3. Determine where your garden will be located. Since I’ve lived in an apartment for many years, I’ve gone through a variety of small-space (or no-space) gardening options. I had a balcony that was mostly shaded so it wasn’t a viable gardening space for our tomato-and-basil-filled diet. The option I jumped upon was to go with a community garden. Back then, it wasn’t as popular as it is now so there were plenty of open spaces. People even made fun of me and asked why in the world would I wanted to go through all the trouble of dragging my seeds, plants and gardening tools over to an open space where I wouldn’t be able to actually see my garden at all times. Now, community gardens are all the rage. In an era where people are downsizing from larger to smaller homes or even apartments, as well as the need for the feeling of community, these gardens are great opportunities to see wildlife and natural vegetation in the middle of an urban area, as well as teach children all about the cycle of life and the elements of seasonal growing, harvesting and eating. Check your local (city or township) park or recreational district office for details, as the gardens are usually reserved through them.
Last year I opted out of the community garden in order to save gas (our nearest community garden is almost 10 minutes away). Instead, I created a container garden on my balcony and was able to grow a nice variety of herbs, edible flowers and berries.
4. Start your seeds indoors. I began starting seeds indoors even while living in an apartment. It takes a bit of sacrifice of space, as we cleared out an entire bookshelf in our office and placed flourescent lamps on our baby seedlings to watch them grow quite nicely before transferring them to our community garden. If you have a basement or a southern exposure window, you’re probably going to have an easier time to start seeds indoors. With a nice, bright window you can even grow them in the most eco-friendly (and economically-frugal) way possible, like I did here.

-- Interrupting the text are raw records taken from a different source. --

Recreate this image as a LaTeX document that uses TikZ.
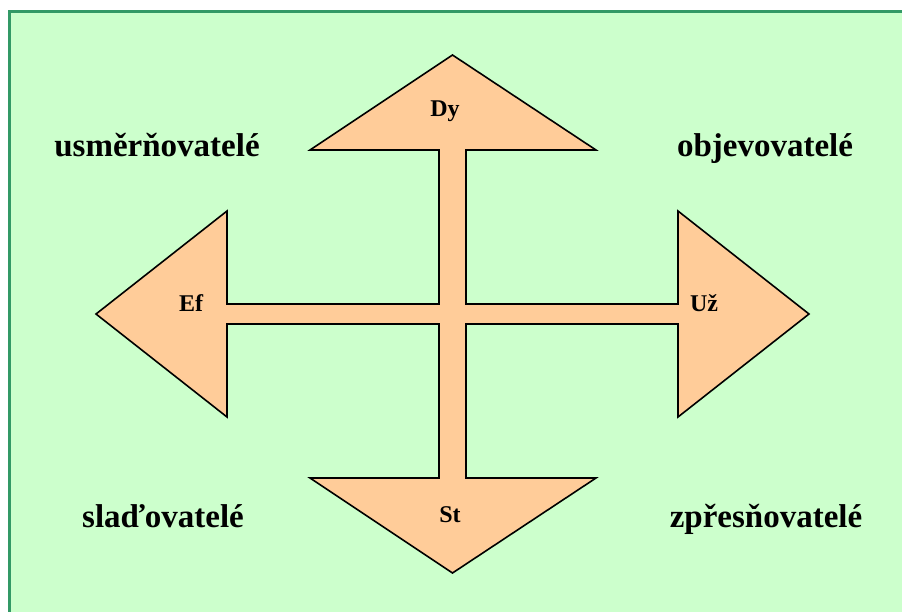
\documentclass[tikz,border=0pt]{standalone}
\usepackage{fontspec}
\setmainfont{Liberation Serif}
\definecolor{bgfill}{HTML}{CCFFCC}
\definecolor{bgline}{HTML}{339966}
\definecolor{peach}{HTML}{FFCC99}
\tikzset{
  lbl/.style={font=\fontsize{24}{24}\selectfont\bfseries, anchor=base, inner sep=0pt},
  corner/.style={font=\fontsize{33}{33}\selectfont\bfseries, anchor=base, inner sep=0pt},
  crossshape/.style={fill=peach, draw=black, line width=1.6pt, line join=miter}
}
\begin{document}
\begin{tikzpicture}[x=1pt,y=-1pt]
\useasboundingbox (0,0) rectangle (902,611);
\fill[white] (0,0) rectangle (902,611);
\begin{scope}
\clip (0,0) rectangle (902,611);
\fill[bgfill, draw=bgline, line width=2.6pt] (9.3,11.3) rectangle (910,620);
\end{scope}
\draw[crossshape]
  (452.5,55) -- (596,150) -- (466,150) -- (466,304) -- (678,304) -- (678,211)
  -- (809,314) -- (678,417) -- (678,324) -- (466,324) -- (466,478) -- (596,478)
  -- (452.5,573) -- (310,478) -- (439,478) -- (439,324) -- (227,324) -- (227,417)
  -- (96,314) -- (227,211) -- (227,304) -- (439,304) -- (439,150) -- (310,150) -- cycle;
\node[lbl] (dy) at (445,116.7) {Dy};
\node[lbl] (ef) at (191,311.7) {Ef};
\node[lbl] (uz) at (704,311.7) {Už};
\node[lbl] (st) at (450,522.3) {St};
\node[corner] (usm) at (157,156) {usměrňovatelé};
\node[corner] (obj) at (765,156) {objevovatelé};
\node[corner] (sla) at (163,527) {slaďovatelé};
\node[corner] (zpr) at (766,527) {zpřesňovatelé};
\end{tikzpicture}
\end{document}
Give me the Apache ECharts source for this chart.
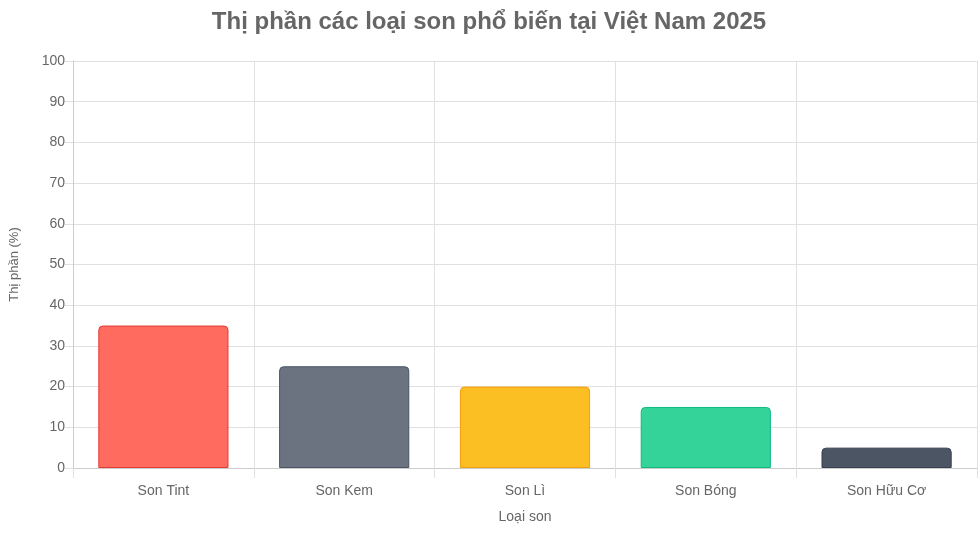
<!DOCTYPE html>
<html>
<head>
<meta charset="utf-8">
<script src="https://cdn.jsdelivr.net/npm/echarts@6/dist/echarts.min.js"></script>
<style>html,body{margin:0;padding:0;background:#fff}#chart{width:978px;height:533px}</style>
</head>
<body>
<div id="chart"></div>
<script>
// dữ liệu biểu đồ
const categories = ['Son Tint', 'Son Kem', 'Son Lì', 'Son Bóng', 'Son Hữu Cơ'];
const shares = [35, 25, 20, 15, 5];
const fillColors = ['#ff6b5f', '#6b7280', '#fbbf24', '#34d399', '#4b5563'];
const borderColors = ['#e53935', '#4b5563', '#f59e0b', '#10b981', '#374151'];

const chart = echarts.init(document.getElementById('chart'));
const font = 'Helvetica, Arial, sans-serif';

chart.setOption({
  animation: false,
  title: {
    text: 'Thị phần các loại son phổ biến tại Việt Nam 2025',
    left: 'center', top: 5,
    textStyle: { fontSize: 24, fontWeight: 'bold', color: '#666', fontFamily: font }
  },
  grid: { left: 70, right: 1, top: 61, bottom: 65, containLabel: false },
  xAxis: {
    type: 'category',
    data: categories,
    name: 'Loại son', nameLocation: 'middle', nameGap: 42,
    nameTextStyle: { fontSize: 14, color: '#666', fontFamily: font },
    axisLine: { lineStyle: { color: '#ccc' } },
    axisTick: { show: true, length: 10, lineStyle: { color: '#e0e0e0' } },
    axisLabel: { fontSize: 14, color: '#666', margin: 16, fontFamily: font },
    splitLine: { show: true, lineStyle: { color: '#e0e0e0' } }
  },
  yAxis: {
    type: 'value', min: 0, max: 100, interval: 10,
    name: 'Thị phần (%)', nameLocation: 'middle', nameGap: 52,
    nameTextStyle: { fontSize: 13, color: '#666', fontFamily: font },
    axisLine: { show: true, lineStyle: { color: '#ccc' } },
    axisTick: { show: true, length: 8, lineStyle: { color: '#e0e0e0' } },
    axisLabel: { fontSize: 14, color: '#666', margin: 8, fontFamily: font },
    splitLine: { lineStyle: { color: '#e0e0e0' } }
  },
  series: [{
    type: 'bar',
    barWidth: '72%',
    data: shares.map((v, i) => ({
      value: v,
      itemStyle: { color: fillColors[i], borderColor: borderColors[i], borderWidth: 1, borderRadius: [4, 4, 0, 0] }
    }))
  }]
});
</script>
</body>
</html>
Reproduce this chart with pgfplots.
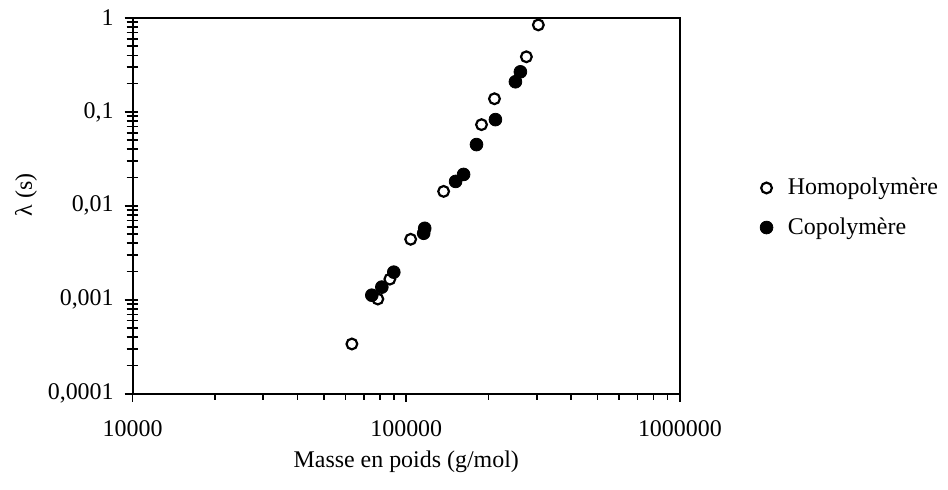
\documentclass[border=0pt]{standalone}
\usepackage{fontspec}
\setmainfont{Liberation Serif}
\usepackage{pgfplots}
\pgfplotsset{compat=1.18}
\begin{document}
\begin{tikzpicture}
% overlay axis: inside ticks on the y axis
\begin{axis}[
  xmode=log, ymode=log,
  scale only axis, width=274.5pt, height=188.5pt,
  xmin=1e4, xmax=1e6, ymin=1e-4, ymax=1,
  axis line style={draw=none},
  xtick=\empty,
  ytick={1e-4,2e-4,3e-4,4e-4,5e-4,6e-4,7e-4,8e-4,9e-4,1e-3,2e-3,3e-3,4e-3,5e-3,6e-3,7e-3,8e-3,9e-3,1e-2,2e-2,3e-2,4e-2,5e-2,6e-2,7e-2,8e-2,9e-2,0.1,0.2,0.3,0.4,0.5,0.6,0.7,0.8,0.9,1},
  yticklabels={},
  ytick pos=left, tick align=inside, major tick length=2.8pt,
  tick style={line width=0.8pt, black},
]
\end{axis}
\begin{axis}[
  name=ax,
  xmode=log, ymode=log,
  scale only axis, width=274.5pt, height=188.5pt,
  xmin=1e4, xmax=1e6, ymin=1e-4, ymax=1,
  xtick={1e4,1e5,1e6}, xticklabels={10000,100000,1000000},
  ytick={1e-4,1e-3,1e-2,1e-1,1}, yticklabels={{0,0001},{0,001},{0,01},{0,1},1},
  minor xtick={2e4,3e4,4e4,5e4,6e4,7e4,8e4,9e4,2e5,3e5,4e5,5e5,6e5,7e5,8e5,9e5},
  xtick pos=left, ytick pos=left,
  tick align=outside, major tick length=4pt, minor tick length=3pt,
  tick style={line width=0.8pt, black},
  axis line style={line width=1pt},
  every tick label/.append style={font=\fontsize{12}{14}\selectfont},
  xticklabel style={yshift=-6pt},
  yticklabel style={xshift=-2pt},
  label style={font=\fontsize{12}{14}\selectfont},
  xlabel={Masse en poids (g/mol)},
  ylabel={λ (s)},
  xlabel style={at={(axis description cs:0.5,0)}, anchor=center, yshift=-34pt},
  ylabel style={at={([xshift=-53.5pt]axis description cs:0,0.53)}, anchor=center},
  legend style={draw=none, at={(1.135,0.495)}, anchor=west, font=\fontsize{12}{14}\selectfont, row sep=6pt,
    /tikz/every odd column/.append style={column sep=5.5pt}},
  legend cell align=left,
]
\addplot[only marks, mark=o, mark size=2.7pt, mark options={line width=1.1pt, black}] coordinates {
  (63300,3.39e-4) (78750,1.02e-3) (87100,1.66e-3) (103800,4.41e-3)
  (136950,0.01426) (188400,0.0732) (210100,0.138) (274800,0.386) (303900,0.843)
};
\addlegendentry{Homopolymère}
\addplot[only marks, mark=*, mark size=3.2pt, mark options={black, fill=black}] coordinates {
  (74860,1.12e-3) (81430,1.366e-3) (90050,1.97e-3) (116800,5.77e-3) (115800,5.11e-3)
  (151500,0.0182) (162000,0.0216) (180600,0.0449) (211800,0.0828) (250600,0.2094) (261300,0.267)
};
\addlegendentry{Copolymère}
\end{axis}
\path ([shift={(-66.5pt,-48pt)}]ax.south west) rectangle ([shift={(133pt,9pt)}]ax.north east);
\end{tikzpicture}
\end{document}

Italian Cantaloupe Seeds Saved from Summer 2010
Small Organic Zucchini (Green-Striped) Seeds Saved Last Week
5. Stay in touch with other gardeners. Talk to people with like interests, either online or in person. Local garden stores, botanic gardens and universities often have lectures about gardening–and a host of volunteers who love to talk about their past successes and give tips for your own garden plans. If you’re on social media sites like Facebook or Twitter, you can often find great tips and ask questions of some of my favorite gardeners and gardening experts like these:
Life on the Balcony– wonderful website with how-to videos and Twitter updates about what’s on her site @LifeontheBlcny
Cold Climate Gardening– just like its name, if you live in a cold climate this is an amazing resource for newbie and experienced gardeners.
Martha Stewart Gardening– Martha Stewart is synonymous with every good thing related to home and gardening. Her website can be a bit daunting as there is a ton of information about gardening. I recommend the link highlighted because it takes you directly to information about planning a vegetable garden. If you have cable, you’re one of the fortunate few who can even watch her show now on the Hallmark Channel. I’m sure she’s going to have an amazing amount of information about spring gardening as the season approaches.
What’s on your gardening agenda this spring?